Everyone knows about the Badlands of South Dakota. How many know about North Dakota’s own Badlands? Or that there is another Badlands national park?
Really. It’s true! We owe the fact that we have national parks at all to Teddy Roosevelt. So it’s kind of odd then, that the park dedicated to the founder of all national parks – Theodore Roosevelt National Park in North Dakota – seems to be practically unknown in the vacation media. You only hear of the South Dakota Badlands. That’s okay, keep it to yourself until after your visit and the place will be a tad less busy and stay closer to nature. After all, you know how pesky some tourists can be, so don’t tell any of them. Shhh!
The park is where Roosevelt spent much of his pre-political life. When he lost his mother, and wife who was giving birth to his daughter, all on the same day, it was here he spent much time putting his life back together before tackling the job of the presidency.
He said: “I have always said I would not have been President had it not been for my experience in North Dakota.” and “The Bad Lands grade all the way from those that are almost rolling in character to those that are so fantastically broken in form and so bizarre in color as to seem hardly properly to belong to this earth.” Source
Erosion, burning coal veins, strong winds and winding rivers have carved the hills into forms beyond mere words. Prairies seem to dip away before you as you walk the trails. Where there once was firmament there are now the wondrously carved bluffs and gorges defying description. Valleys between these bluffs team with a surprising amalgam of cottonwood trees, grass, cactus, wild flowers and sage teaming with avian and mammal life. And everywhere you look, or listen, prairie dog songs blend with the melodies of meadowlarks punctuated by the flitting but brilliant plumage of birds like Lazuli Buntings.
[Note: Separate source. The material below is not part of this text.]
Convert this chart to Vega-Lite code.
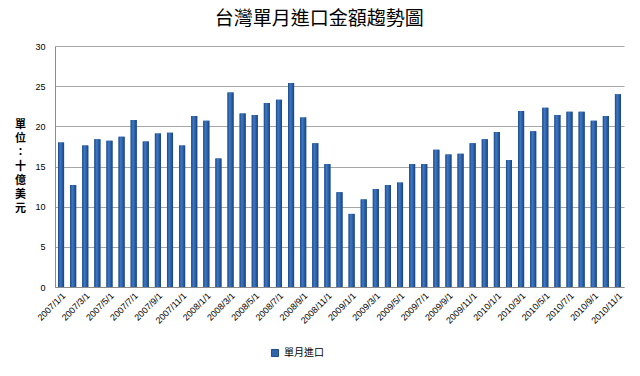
{
  "$schema": "https://vega.github.io/schema/vega-lite/v6.json",
  "width": 640,
  "height": 376,
  "autosize": {"type": "fit", "contains": "padding"},
  "padding": {"left": 14, "right": 16, "top": 10, "bottom": 50},
  "background": "white",
  "title": {
    "text": "台灣單月進口金額趨勢圖",
    "font": "Noto Sans CJK TC",
    "fontSize": 19,
    "fontWeight": "normal",
    "color": "#000000",
    "anchor": "middle",
    "frame": "bounds",
    "offset": 13
  },
  "config": {
    "view": {"stroke": null},
    "font": "Liberation Sans"
  },
  "data": {
    "values": [
      {"month": "2007/1/1", "value": 18.0},
      {"month": "2007/2/1", "value": 12.7},
      {"month": "2007/3/1", "value": 17.6},
      {"month": "2007/4/1", "value": 18.4},
      {"month": "2007/5/1", "value": 18.2},
      {"month": "2007/6/1", "value": 18.7},
      {"month": "2007/7/1", "value": 20.8},
      {"month": "2007/8/1", "value": 18.1},
      {"month": "2007/9/1", "value": 19.1},
      {"month": "2007/10/1", "value": 19.2},
      {"month": "2007/11/1", "value": 17.6},
      {"month": "2007/12/1", "value": 21.3},
      {"month": "2008/1/1", "value": 20.7},
      {"month": "2008/2/1", "value": 16.0},
      {"month": "2008/3/1", "value": 24.2},
      {"month": "2008/4/1", "value": 21.6},
      {"month": "2008/5/1", "value": 21.4},
      {"month": "2008/6/1", "value": 22.9},
      {"month": "2008/7/1", "value": 23.3},
      {"month": "2008/8/1", "value": 25.4},
      {"month": "2008/9/1", "value": 21.1},
      {"month": "2008/10/1", "value": 17.9},
      {"month": "2008/11/1", "value": 15.3},
      {"month": "2008/12/1", "value": 11.8},
      {"month": "2009/1/1", "value": 9.1},
      {"month": "2009/2/1", "value": 10.9},
      {"month": "2009/3/1", "value": 12.2},
      {"month": "2009/4/1", "value": 12.7},
      {"month": "2009/5/1", "value": 13.0},
      {"month": "2009/6/1", "value": 15.3},
      {"month": "2009/7/1", "value": 15.3},
      {"month": "2009/8/1", "value": 17.1},
      {"month": "2009/9/1", "value": 16.5},
      {"month": "2009/10/1", "value": 16.6},
      {"month": "2009/11/1", "value": 17.9},
      {"month": "2009/12/1", "value": 18.4},
      {"month": "2010/1/1", "value": 19.3},
      {"month": "2010/2/1", "value": 15.8},
      {"month": "2010/3/1", "value": 21.9},
      {"month": "2010/4/1", "value": 19.4},
      {"month": "2010/5/1", "value": 22.3},
      {"month": "2010/6/1", "value": 21.4},
      {"month": "2010/7/1", "value": 21.8},
      {"month": "2010/8/1", "value": 21.8},
      {"month": "2010/9/1", "value": 20.7},
      {"month": "2010/10/1", "value": 21.3},
      {"month": "2010/11/1", "value": 24.0}
    ]
  },
  "encoding": {
    "x": {
      "field": "month",
      "type": "ordinal",
      "sort": null,
      "scale": {"paddingInner": 0.5, "paddingOuter": 0.25},
      "axis": {
        "title": null,
        "values": ["2007/1/1","2007/3/1","2007/5/1","2007/7/1","2007/9/1","2007/11/1","2008/1/1","2008/3/1","2008/5/1","2008/7/1","2008/9/1","2008/11/1","2009/1/1","2009/3/1","2009/5/1","2009/7/1","2009/9/1","2009/11/1","2010/1/1","2010/3/1","2010/5/1","2010/7/1","2010/9/1","2010/11/1"],
        "labelAngle": -45,
        "labelFontSize": 9,
        "labelColor": "#000000",
        "labelPadding": 4,
        "ticks": false,
        "domainColor": "#8c8c8c",
        "labelFont": "Liberation Sans"
      }
    },
    "y": {
      "field": "value",
      "type": "quantitative",
      "scale": {"domain": [0, 30], "nice": false},
      "axis": {
        "values": [0, 5, 10, 15, 20, 25, 30],
        "title": ["單", "位", "：", "十", "億", "美", "元"],
        "titleAngle": 0,
        "titleFont": "Noto Sans CJK TC",
        "titleFontSize": 11,
        "titleFontWeight": "bold",
        "titleLineHeight": 14,
        "titleColor": "#000000",
        "titleAlign": "center",
        "titleBaseline": "middle",
        "titleX": -35,
        "titleY": 78,
        "labelFontSize": 9,
        "labelColor": "#000000",
        "labelPadding": 10,
        "ticks": false,
        "gridColor": "#a6a6a6",
        "domainColor": "#8c8c8c"
      }
    }
  },
  "layer": [
    {
      "mark": {"type": "bar"},
      "encoding": {
        "color": {
          "datum": "單月進口",
          "scale": {"range": ["#2f64ad"]},
          "legend": {
            "title": null,
            "orient": "none",
            "legendX": 215,
            "legendY": 302,
            "direction": "horizontal",
            "symbolType": "square",
            "symbolSize": 50,
            "symbolStrokeColor": "#1d4a87",
            "symbolStrokeWidth": 1,
            "labelFont": "Noto Sans CJK TC",
            "labelFontSize": 10,
            "labelColor": "#000000"
          }
        }
      }
    },
    {
      "mark": {
        "type": "bar",
        "fill": {
          "gradient": "linear",
          "x1": 0, "x2": 1, "y1": 0, "y2": 0,
          "stops": [
            {"offset": 0, "color": "#1c4783"},
            {"offset": 0.35, "color": "#3d78c4"},
            {"offset": 0.6, "color": "#2f66b0"},
            {"offset": 1, "color": "#1a4179"}
          ]
        }
      },
      "encoding": {}
    }
  ]
}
Trails too are punctuated, but with a different set of marks. The scat of bison, horses-both domestic and wild, deer and caribou litter the trails. It seems that animals like to use paths as well as humans. And watch for the prairie dog homes, lots of them.
While not a fearful person, I do respect the ferocity of nature. So when we saw a rattlesnake crossing the road between the campground and the picnic area, my hackles were raised. A bit later we saw another snake dead on the side of the road, victim of what or whom, we could not tell. We could tell however that it was not a rattle snake. No rattle.
Luckily cell service is available in the area of the park near town and the campground, so we did a quick check and the deceased snake was a Hognose snake. We also discovered that rattlesnakes are very rarely spotted in the park and there are four other varieties which are non-poisonous and far more plentiful than rattlers.
Believing, or rationalizing (?) that not every snake I might come upon would be a rattler, I girded up my loins (too much information?) and gathered just enough courage to allow me to have a wonderful time on the trails. But like all good hikers, I made sure to know upon what I set each footfall. (The only drawback I couldn't counter was the fact that the sun had decided to stay hidden most of the day and my photos are not the best.) 🙁
We also were told of the most perilous thing on the trails this week. Mud. Specifically, wet clay mud. It has been raining his week and the ranger informed us that even four footed creatures, large and small, dealt with this mud by avoiding it. (As my grandpa used to say, “Slick as snot on a doorknob.” I’m sure your grandpas all said something similar, or you may have wished they did. My grandpa was fun!) But this mud was sticky enough to add about a pound and a half to each hiking boot before we reached the end of our hike.
We hiked about a mile or so into the Lower Paddock Trail and back out again. The hike was beautiful, even though the skies were overcast and threatening. We had moderately good light and were able to see much more detail of the land around us. No squinting required and that was very much appreciated.
South Unit has many trails but the main roads are built around a circle drive, over 25 miles long. If you cannot hike then use or Roadtrek as your feet on this route. If your visit (and you are going to visit aren’t you?) lasts overnight, then drive this circuit twice, once each way. What you see coming from the opposite direction will make you believe you are in different park.
The South Unit of the park in Medora North Dakota is found on Interstate 94 at exit 32. Medora was once to become a capital of the meat packing industry. But that slow failure gave way a hundred years later to the position of gateway to the Theodore Roosevelt National Park. In the summer it is a North Dakota destination in itself. And along with the beauty of a wondrous park, you have at least one other reason to visit North Dakota’s Theodore Roosevelt National Park.
P-ssst!! Be sure to make the trip, but keep it to yourself.